Natura morta con argenteria – Giorgio De Chirico – 1962

 

DUE PAROLE

Così come il Pierre Menard di Borges, nel suo capolavoro “Finzioni”, riscrive un Don Chisciotte identico all’originale, eppur molecolarmente diverso, così la Yourcenar riesce a donarci la realtà di un uomo ricostruito nei suoi stessi pensieri. “Memorie di Adriano”, ovverosia la lunga lettera di commiato indirizzata al giovane Marco Aurelio, racconta analiticamente, dall’alba al tramonto, i ricordi dell’imperatore ormai prossimo alla morte.

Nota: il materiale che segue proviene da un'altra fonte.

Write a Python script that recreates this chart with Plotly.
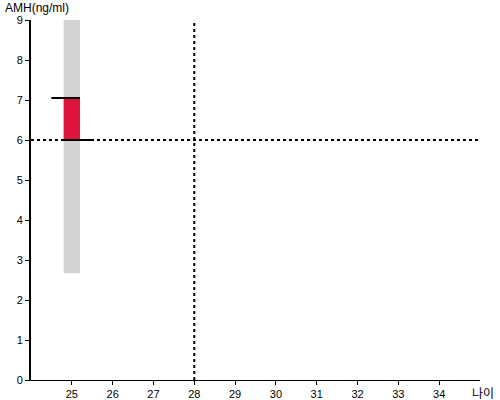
import plotly.graph_objects as go

# data
range_x = [25]
range_low = [2.67]
range_high = [9.0]
value_low = [6.0]
value_high = [7.05]
ref_age = 28
ref_amh = 6
x_ticks = list(range(25, 35))
y_ticks = list(range(0, 10))

fig = go.Figure()
fig.add_trace(go.Bar(x=range_x, y=[h - l for h, l in zip(range_high, range_low)], base=range_low,
                     width=0.4, marker=dict(color="#d3d3d3", line=dict(width=0)), hoverinfo="skip"))
fig.add_trace(go.Bar(x=range_x, y=[h - l for h, l in zip(value_high, value_low)], base=value_low,
                     width=0.4, marker=dict(color="#dc143c", line=dict(width=0)), hoverinfo="skip"))
# marker lines
fig.add_trace(go.Scatter(x=[range_x[0] - 0.5, range_x[0] + 0.2], y=[value_high[0]] * 2, mode="lines",
                         line=dict(color="black", width=2), hoverinfo="skip"))
fig.add_trace(go.Scatter(x=[range_x[0] - 0.2, range_x[0] + 0.5], y=[value_low[0]] * 2, mode="lines",
                         line=dict(color="black", width=2), hoverinfo="skip"))
# reference dotted lines
fig.add_trace(go.Scatter(x=[24, 35], y=[ref_amh, ref_amh], mode="lines",
                         line=dict(color="black", width=2, dash="dot"), hoverinfo="skip"))
fig.add_trace(go.Scatter(x=[ref_age, ref_age], y=[0, 9], mode="lines",
                         line=dict(color="black", width=2, dash="dot"), hoverinfo="skip"))

fig.update_layout(
    width=500, height=400, showlegend=False, barmode="overlay",
    plot_bgcolor="white", paper_bgcolor="white",
    margin=dict(l=31, r=20, t=20, b=20),
    font=dict(family="Liberation Sans, Arial", size=11, color="black"),
    xaxis=dict(range=[24, 35], tickvals=x_ticks, showgrid=False, zeroline=False, automargin=False,
               showline=True, linecolor="black", linewidth=1, ticks="outside", ticklen=4,
               tickcolor="black"),
    yaxis=dict(range=[0, 9], tickvals=y_ticks, showgrid=False, zeroline=False, automargin=False,
               showline=True, linecolor="black", linewidth=2, ticks="outside", ticklen=4,
               tickcolor="black"),
    annotations=[
        dict(text="AMH(ng/ml)", xref="paper", yref="paper", x=0, y=1, xshift=-28, yshift=3,
             xanchor="left", yanchor="bottom", showarrow=False, font=dict(size=12)),
        dict(text="나이", xref="paper", yref="paper", x=1, y=0, xshift=15, yshift=-12,
             xanchor="right", yanchor="middle", showarrow=False, borderpad=0,
             font=dict(size=12, family="Noto Sans CJK KR")),
    ],
)
fig.write_html("out.html", config={"displayModeBar": False},
               post_script="document.body.style.margin='0';document.body.style.overflow='hidden';")
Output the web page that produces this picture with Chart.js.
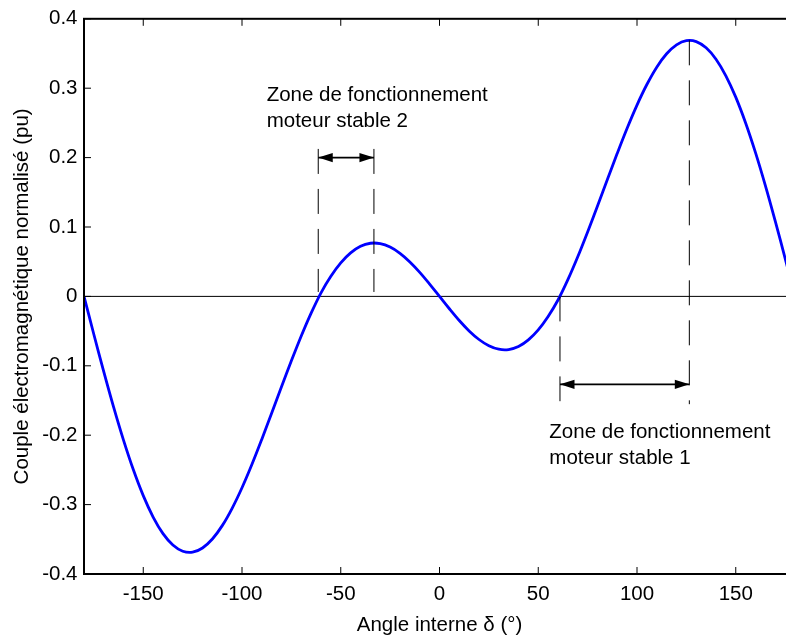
<!DOCTYPE html>
<html><head><meta charset="utf-8">
<script src="https://cdn.jsdelivr.net/npm/chart.js@4/dist/chart.umd.min.js"></script>
<style>html,body{margin:0;padding:0;overflow:hidden;background:#fff;width:786px;height:638px}</style>
</head><body>
<canvas id="c" width="800" height="638" style="display:block;width:800px;height:638px"></canvas>
<script>
// ---- data ----
const anglesDeg = [-180,-175,-170,-165,-160,-155,-150,-145,-140,-135,-130,-125,-120,-115,-110,-105,-100,-95,-90,-85,-80,-75,-70,-65,-60,-55,-50,-45,-40,-35,-30,-25,-20,-15,-10,-5,
  0,5,10,15,20,25,30,35,40,45,50,55,60,65,70,75,80,85,90,95,100,105,110,115,120,125,130,135,140,145,150,155,160,165,170,175,180];
const torquePu = [0,-0.0549,-0.1084,-0.1596,-0.2071,-0.2499,-0.2871,-0.3179,-0.3418,-0.3582,-0.3672,-0.3686,-0.3625,-0.3496,-0.3303,-0.3053,-0.2757,-0.2423,-0.2061,-0.1684,-0.1303,-0.0929,-0.0571,-0.0241,0.0052,0.0290,0.0483,0.0627,0.0722,0.0766,0.0761,0.0711,0.0621,0.0497,0.0347,0.0178,
  0,-0.0178,-0.0347,-0.0497,-0.0621,-0.0711,-0.0761,-0.0766,-0.0722,-0.0627,-0.0483,-0.0290,-0.0052,0.0241,0.0571,0.0929,0.1303,0.1684,0.2061,0.2423,0.2757,0.3053,0.3303,0.3496,0.3625,0.3686,0.3672,0.3582,0.3418,0.3179,0.2871,0.2499,0.2071,0.1596,0.1084,0.0549,0];
const xTickValues = [-150,-100,-50,0,50,100,150];
const yTickValues = [-0.4,-0.3,-0.2,-0.1,0,0.1,0.2,0.3,0.4];
const guideX = [-61.4, -33.2, 61.0, 126.5];
const guideTop = [0.2125, 0.2125, 0, 0.369];
const guideBottom = [0.0064, 0.0064, -0.151, -0.1553];
const arrowFrom = [-61.4, 61.0];
const arrowTo = [-33.2, 126.5];
const arrowY = [0.2, -0.1267];
const labelX = [-87.5, 55.6];
const labelY1 = [0.2822, -0.2044];
const labelY2 = [0.244, -0.2416];
const labelLine1 = ['Zone de fonctionnement', 'Zone de fonctionnement'];
const labelLine2 = ['moteur stable 2', 'moteur stable 1'];
const xTitle = 'Angle interne δ (°)';
const yTitle = 'Couple électromagnétique normalisé (pu)';

// ---- chart ----
const FONT = '"Liberation Sans", Arial, Helvetica, sans-serif';
const FS = 20.5;
Chart.defaults.font.family = FONT;
Chart.defaults.color = '#000';

const datasets = [];
guideX.forEach((gx, i) => datasets.push({
  data: [{x: gx, y: guideTop[i]}, {x: gx, y: guideBottom[i]}],
  borderColor: '#000', borderWidth: 1, borderDash: [25, 15], tension: 0, order: 0
}));
arrowFrom.forEach((ax, i) => datasets.push({
  data: [{x: ax, y: arrowY[i]}, {x: arrowTo[i], y: arrowY[i]}],
  borderColor: '#000', borderWidth: 1.6, tension: 0, order: 0
}));
datasets.push({
  data: anglesDeg.map((a, i) => ({x: a, y: torquePu[i]})),
  borderColor: '#0000ff', borderWidth: 2.8, tension: 0.35, order: 1
});
datasets.push({
  data: [{x: -180, y: 0}, {x: 180, y: 0}],
  borderColor: '#000', borderWidth: 1, tension: 0, order: 2
});

const decor = {
  id: 'decor',
  afterDatasetsDraw(chart) {
    const {ctx, chartArea: a, scales: {x, y}} = chart;
    ctx.save();
    // arrowheads
    ctx.fillStyle = '#000';
    const head = (tx, ty, dir) => {
      const len = 14.5, hw = 4.6;
      ctx.beginPath();
      ctx.moveTo(tx, ty);
      ctx.lineTo(tx - dir * len, ty - hw);
      ctx.lineTo(tx - dir * len, ty + hw);
      ctx.closePath();
      ctx.fill();
    };
    arrowFrom.forEach((ax, i) => {
      const py = y.getPixelForValue(arrowY[i]);
      head(x.getPixelForValue(ax), py, -1);
      head(x.getPixelForValue(arrowTo[i]), py, 1);
    });
    // labels
    ctx.font = FS + 'px ' + FONT;
    ctx.textAlign = 'left';
    ctx.textBaseline = 'alphabetic';
    labelX.forEach((lx, i) => {
      const px = x.getPixelForValue(lx);
      ctx.fillText(labelLine1[i], px, y.getPixelForValue(labelY1[i]));
      ctx.fillText(labelLine2[i], px, y.getPixelForValue(labelY2[i]));
    });
    // frame
    ctx.strokeStyle = '#000';
    ctx.lineWidth = 2;
    ctx.strokeRect(a.left, a.top, a.right - a.left, a.bottom - a.top);
    // inward ticks
    ctx.lineWidth = 1;
    const tl = 7;
    ctx.beginPath();
    xTickValues.forEach(v => {
      const px = x.getPixelForValue(v);
      ctx.moveTo(px, a.bottom); ctx.lineTo(px, a.bottom - tl);
      ctx.moveTo(px, a.top); ctx.lineTo(px, a.top + tl);
    });
    yTickValues.forEach(v => {
      const py = y.getPixelForValue(v);
      ctx.moveTo(a.left, py); ctx.lineTo(a.left + tl, py);
      ctx.moveTo(a.right, py); ctx.lineTo(a.right - tl, py);
    });
    ctx.stroke();
    ctx.restore();
  }
};

new Chart(document.getElementById('c'), {
  type: 'line',
  data: {datasets},
  options: {
    responsive: false,
    animation: false,
    events: [],
    layout: {padding: {top: 15, right: 5, left: 0, bottom: 0}},
    elements: {point: {radius: 0}},
    plugins: {legend: {display: false}, tooltip: {enabled: false}},
    scales: {
      x: {
        type: 'linear', min: -180, max: 180,
        afterBuildTicks: s => { s.ticks = xTickValues.map(v => ({value: v})); },
        afterFit: s => { s.height = 64; },
        grid: {display: false, drawTicks: false},
        border: {display: false},
        ticks: {font: {size: FS}, color: '#000', padding: 8, maxRotation: 0, autoSkip: false,
          callback: v => String(v)},
        title: {display: true, text: xTitle, color: '#000', font: {size: FS, lineHeight: 1.2}, padding: {top: 0, bottom: 0.8}}
      },
      y: {
        type: 'linear', min: -0.4, max: 0.4,
        afterBuildTicks: s => { s.ticks = yTickValues.map(v => ({value: v})); },
        afterFit: s => { s.width = 84; },
        grid: {display: false, drawTicks: false},
        border: {display: false},
        ticks: {font: {size: FS}, color: '#000', padding: 6.5, autoSkip: false,
          callback: v => (Math.abs(v) < 1e-9 ? '0' : String(+v.toFixed(1)))},
        title: {display: true, text: yTitle, color: '#000', font: {size: FS, lineHeight: 1.2}, padding: {top: 9.7, bottom: 0}}
      }
    }
  },
  plugins: [decor]
});
</script>
</body></html>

Adriano, uomo tra gli uomini, analizza così, rammentandosi e rammentando, l’intero spettro umano. L’uomo dietro la figura che arriva infine ad indiarsi (come spesso accade ad ogni essere pensante dotato di sensibilità ed orgoglio) spiegherà come sia la natura del suo animo, e non la posizione sociale, a renderlo divino tra i mortali. Un salto improponibile e magistrale, che ci permette di avvicinarci ad un’altra visione del mondo, quella della responsabilità. Dice egli, in un passo cruciale: “Non che io dispezzi gli uomini: se lo facessi, non avrei alcun diritto, né alcuna ragione, di adoperarmi a governarli.”
La Yourcenar combattè tutta la vita con questo inarrivabile romanzo che ebbe infatti una gestazioni di circa trent’anni. Un lavoro talmente elevato e profondo da suscitare, in maniera raffinatamente bilanciata, le percezione di divinità e trivialità in qualunque lettore si lasci trasportare da questa meravigliosa lettura.